THE REQUEST —
Return each line of the listing that contains the string "this".
#####
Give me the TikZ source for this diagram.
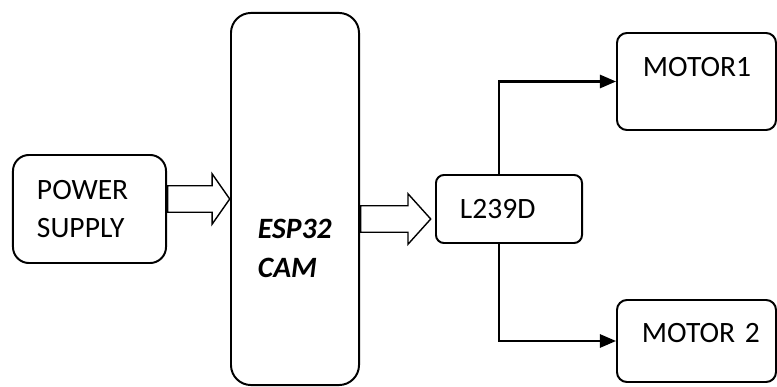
\documentclass[tikz,border=0pt]{standalone}
\usepackage{fontspec}
\setmainfont{Carlito}
\usepackage{tikz}
\usetikzlibrary{arrows.meta, positioning, shapes.arrows}

\begin{document}
\begin{tikzpicture}[
    x=0.025cm, y=-0.025cm,
    % ── Block node style ─────────────────────────────────────────────
    block/.style={
        draw, rectangle, line width=1.4pt,
        align=left, font=\fontsize{21}{27.5}\selectfont
    },
    % ── Hollow block arrows ──────────────────────────────────────────
    fatarrow/.style={
        single arrow, draw, fill=white, line width=1pt,
        inner xsep=0pt, inner ysep=0.3125cm,
        single arrow head extend=0.3cm, anchor=west
    },
    % ── Thin connectors: solid black ─────────────────────────────────
    conn/.style={line width=1.5pt, -{Triangle[length=0.4cm, width=0.33cm]}}
]

% ══════════════════════════════════════════════════════════════════════
% NODE PLACEMENT
% ══════════════════════════════════════════════════════════════════════
    \useasboundingbox (0,0) rectangle (777,387);

    \node[block, rounded corners=0.4cm, minimum width=3.825cm,
          minimum height=2.7cm, text width=2.625cm] (power) at (89.5,209)
        {POWER\\SUPPLY};

    \node[block, rounded corners=0.5cm, minimum width=3.2cm,
          minimum height=9.3cm, text width=1.85cm,
          text height=56pt, text depth=0pt] (esp) at (295,199)
        {\bfseries\itshape ESP32\\\bfseries\itshape CAM};

    \node[block, rounded corners=0.2cm, minimum width=3.65cm,
          minimum height=1.7cm, text width=2.45cm] (driver) at (509,209)
        {L239D};

    \node[block, rounded corners=0.25cm, minimum width=3.975cm,
          minimum height=2.425cm, text width=2.675cm,
          text height=13.5pt, text depth=20.6pt] (motor1) at (696.5,81.5)
        {\mbox{MOTOR1}};

    \node[block, rounded corners=0.25cm, minimum width=3.975cm,
          minimum height=2.05cm, text width=2.725cm,
          text height=13.5pt, text depth=11.4pt] (motor2) at (696.5,341)
        {\mbox{MOTOR 2}};

% ══════════════════════════════════════════════════════════════════════
% CONNECTIONS
% ══════════════════════════════════════════════════════════════════════
    \node[fatarrow, minimum height=1.55cm, single arrow tip angle=110]
        (supplyarrow) at (power.east |- esp.west) {};

    \node[fatarrow, minimum height=1.75cm, single arrow tip angle=96]
        (camarrow) at ([yshift=-0.25cm]esp.east |- driver.west) {};

    \draw[conn] ([xshift=-0.25cm]driver.north) |- (motor1.west);
    \draw[conn] ([xshift=-0.25cm]driver.south) |- (motor2.west);

\end{tikzpicture}
\end{document}
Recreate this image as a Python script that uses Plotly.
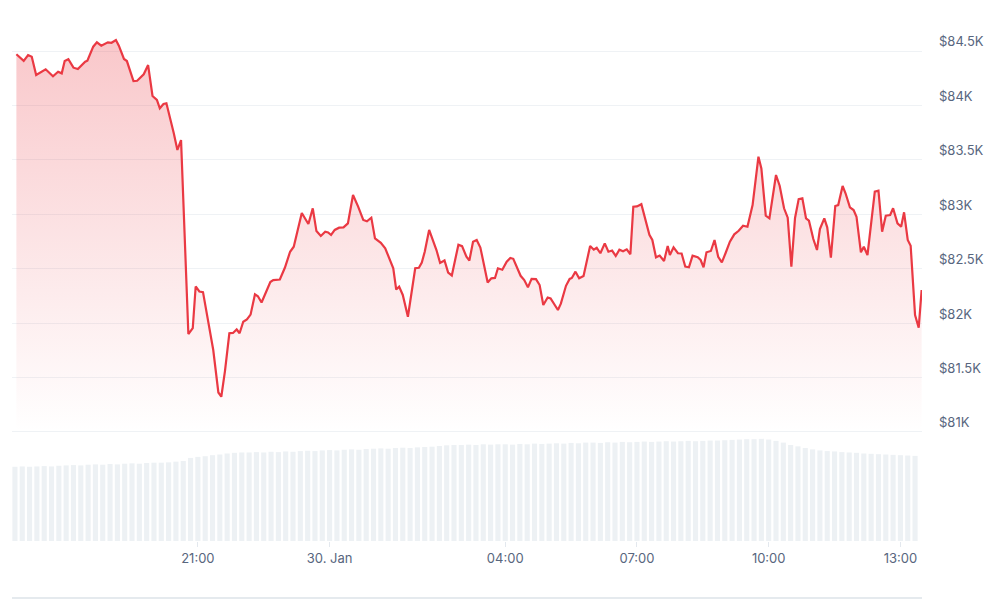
import plotly.graph_objects as go
import pandas as pd

# ---- price series (time HH:MM, price in USD) ----
price_times = [
    "16:52", "17:02", "17:08", "17:13", "17:19", "17:32", "17:42", "17:49", "17:54", "17:58",
    "18:03", "18:10", "18:16", "18:26", "18:29", "18:37", "18:42", "18:48", "18:57", "19:02",
    "19:08", "19:12", "19:19", "19:23", "19:32", "19:37", "19:46", "19:52", "19:58", "20:04",
    "20:08", "20:13", "20:17", "20:22", "20:27", "20:32", "20:37", "20:47", "20:53", "20:57",
    "21:02", "21:07", "21:14", "21:21", "21:28", "21:32", "21:37", "21:43", "21:48", "21:53",
    "21:57", "22:02", "22:07", "22:12", "22:18", "22:22", "22:27", "22:34", "22:39", "22:43",
    "22:52", "22:59", "23:06", "23:11", "23:15", "23:22", "23:31", "23:37", "23:42", "23:48",
    "23:54", "23:58", "00:02", "00:07", "00:13", "00:19", "00:25", "00:32", "00:39", "00:46",
    "00:51", "00:57", "01:02", "01:10", "01:16", "01:24", "01:27", "01:31", "01:35", "01:40",
    "01:47", "01:57", "02:02", "02:06", "02:10", "02:16", "02:26", "02:31", "02:37", "02:42",
    "02:47", "02:56", "03:01", "03:07", "03:11", "03:16", "03:21", "03:26", "03:36", "03:41",
    "03:46", "03:50", "03:56", "04:02", "04:07", "04:11", "04:21", "04:26", "04:31", "04:36",
    "04:42", "04:47", "04:52", "04:58", "05:02", "05:12", "05:16", "05:23", "05:28", "05:31",
    "05:36", "05:41", "05:47", "05:56", "06:01", "06:05", "06:10", "06:16", "06:21", "06:26",
    "06:31", "06:36", "06:41", "06:46", "06:51", "06:55", "07:00", "07:06", "07:12", "07:17",
    "07:21", "07:26", "07:31", "07:37", "07:42", "07:45", "07:50", "07:56", "08:01", "08:06",
    "08:11", "08:16", "08:23", "08:27", "08:31", "08:35", "08:41", "08:46", "08:51", "08:56",
    "09:01", "09:07", "09:13", "09:19", "09:25", "09:31", "09:38", "09:46", "09:50", "09:56",
    "10:01", "10:10", "10:15", "10:21", "10:26", "10:31", "10:36", "10:41", "10:46", "10:51",
    "10:55", "11:01", "11:06", "11:10", "11:16", "11:20", "11:25", "11:31", "11:35", "11:41",
    "11:45", "11:51", "11:56", "12:00", "12:06", "12:10", "12:15", "12:25", "12:30", "12:35",
    "12:40", "12:46", "12:50", "12:56", "13:01", "13:05", "13:10", "13:14", "13:20", "13:25",
    "13:29",
]
prices = [
    84470, 84410, 84463, 84448, 84280, 84332, 84268, 84310, 84295, 84408,
    84424, 84347, 84335, 84402, 84411, 84540, 84580, 84549, 84580, 84576,
    84601, 84549, 84427, 84408, 84224, 84227, 84286, 84371, 84087, 84050,
    83974, 84013, 84020, 83896, 83747, 83591, 83682, 81900, 81955, 82337,
    82291, 82285, 82029, 81753, 81363, 81324, 81560, 81907, 81910, 81942,
    81907, 82013, 82034, 82078, 82265, 82247, 82190, 82305, 82378, 82396,
    82401, 82511, 82656, 82702, 82825, 83012, 82911, 83055, 82846, 82801,
    82840, 82833, 82810, 82856, 82877, 82880, 82917, 83177, 83070, 82948,
    82936, 82969, 82779, 82738, 82688, 82553, 82504, 82309, 82335, 82259,
    82059, 82504, 82509, 82557, 82656, 82856, 82672, 82553, 82576, 82465,
    82438, 82721, 82707, 82610, 82576, 82748, 82764, 82695, 82373, 82412,
    82415, 82504, 82491, 82564, 82598, 82591, 82435, 82396, 82329, 82407,
    82405, 82350, 82167, 82236, 82228, 82121, 82179, 82343, 82406, 82415,
    82473, 82412, 82433, 82709, 82675, 82692, 82642, 82733, 82656, 82667,
    82617, 82675, 82661, 82678, 82633, 83070, 83072, 83093, 82932, 82812,
    82764, 82605, 82621, 82571, 82709, 82626, 82697, 82642, 82640, 82519,
    82513, 82620, 82605, 82580, 82513, 82651, 82663, 82764, 82610, 82559,
    82642, 82748, 82816, 82849, 82895, 82886, 83085, 83529, 83422, 82987,
    82963, 83361, 83263, 83055, 82969, 82519, 82966, 83140, 83147, 82963,
    82941, 82773, 82672, 82865, 82963, 82880, 82601, 83076, 83085, 83260,
    83193, 83064, 83039, 82978, 82651, 82702, 82626, 83208, 83217, 82840,
    82987, 82993, 83055, 82917, 82886, 83018, 82764, 82711, 82075, 81958,
    82304,
]

# ---- volume series (10-minute bars from 16:50, arbitrary units) ----
volume = [
    21.8, 21.9, 21.8, 21.9, 22.0, 21.9, 22.1,
    22.2, 22.3, 22.2, 22.4, 22.5, 22.4,
    22.6, 22.5, 22.7, 22.8, 22.7, 22.9,
    23.0, 23.0, 23.1, 23.3, 23.5, 24.4,
    24.7, 24.9, 25.2, 25.4, 25.7, 25.9,
    26.0, 26.0, 26.1, 26.0, 26.2, 26.1,
    26.3, 26.2, 26.4, 26.5, 26.4, 26.6,
    26.7, 26.6, 26.8, 26.9, 26.8, 27.0,
    27.1, 27.2, 27.1, 27.3, 27.4, 27.3,
    27.5, 27.6, 27.7, 27.9, 28.1, 28.2,
    28.2, 28.3, 28.2, 28.4, 28.3, 28.4,
    28.4, 28.3, 28.5, 28.4, 28.6, 28.5,
    28.6, 28.7, 28.6, 28.8, 28.7, 28.9,
    28.9, 28.8, 29.0, 28.9, 29.1, 29.0,
    29.1, 29.2, 29.1, 29.2, 29.3, 29.2,
    29.3, 29.4, 29.3, 29.4, 29.5, 29.5,
    29.6, 29.7, 29.8, 29.9, 29.9, 30.0,
    29.8, 29.4, 28.9, 28.2, 27.8, 27.3,
    26.9, 26.6, 26.4, 26.3, 26.1, 26.0,
    25.9, 25.7, 25.6, 25.5, 25.4, 25.3,
    25.2, 25.1, 25.0,
]

# ---- axis labels ----
x_tick_times = ["2025-01-29 21:00", "2025-01-30 00:00", "2025-01-30 04:00",
                "2025-01-30 07:00", "2025-01-30 10:00", "2025-01-30 13:00"]
x_tick_text = ["21:00", "30. Jan", "04:00", "07:00", "10:00", "13:00"]
y_tick_vals = [81000, 81500, 82000, 82500, 83000, 83500, 84000, 84500]
y_tick_text = ["$81K", "$81.5K", "$82K", "$82.5K", "$83K", "$83.5K", "$84K", "$84.5K"]


def to_ts(hhmm):
    day = "2025-01-29" if int(hhmm[:2]) >= 16 else "2025-01-30"
    return f"{day} {hhmm}"


px_times = [to_ts(t) for t in price_times]
vol_times = pd.date_range("2025-01-29 16:50", periods=len(volume), freq="10min")

RED = "#ea3943"
GREY = "#58667e"

fig = go.Figure()
fig.add_trace(go.Bar(
    x=vol_times, y=volume, xaxis="x", yaxis="y2",
    marker=dict(color="#edf1f4", line=dict(width=0)),
    hoverinfo="skip", showlegend=False,
))
fig.add_trace(go.Scatter(
    x=px_times, y=prices, xaxis="x", yaxis="y",
    mode="lines", line=dict(color=RED, width=2.2),
    fill="tozeroy",
    fillgradient=dict(type="vertical", start=81000, stop=84600,
                      colorscale=[[0, "rgba(234,57,67,0.0)"], [1, "rgba(234,57,67,0.28)"]]),
    showlegend=False,
))

split = 0.2015
fig.update_layout(
    width=1000, height=600,
    margin=dict(l=4, r=86, t=12, b=67),
    paper_bgcolor="white", plot_bgcolor="white",
    font=dict(family="Inter, Roboto, sans-serif", size=13, color=GREY),
    bargap=0.3,
    xaxis=dict(
        domain=[0, 1], anchor="y2",
        range=["2025-01-29 16:46", "2025-01-30 13:29:30"],
        tickvals=x_tick_times, ticktext=x_tick_text,
        ticks="outside", ticklen=5, tickcolor="#e3e8ee", tickwidth=1,
        showgrid=False, showline=False, zeroline=False,
        tickfont=dict(size=13, color=GREY),
    ),
    yaxis=dict(
        domain=[split, 1], anchor="x", side="right",
        range=[80963, 84785],
        tickvals=y_tick_vals, ticktext=y_tick_text,
        ticklabelposition="outside top", ticklabelstandoff=16,
        showgrid=True, gridcolor="#eff2f5", gridwidth=1,
        zeroline=False, showline=False, ticks="",
        tickfont=dict(size=13, color=GREY),
    ),
    yaxis2=dict(
        domain=[0, split], anchor="x", range=[0, 30.83],
        visible=False,
    ),
    shapes=[dict(type="line", xref="paper", yref="paper", x0=0, x1=1,
                 y0=-0.1094, y1=-0.1094, line=dict(color="#dce3e8", width=1.5))],
)

fig.write_html("out.html")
#####
EXERCISE OUTPUT —
Give me the TikZ source for this diagram.
Recreate this image as a Python script that uses Plotly.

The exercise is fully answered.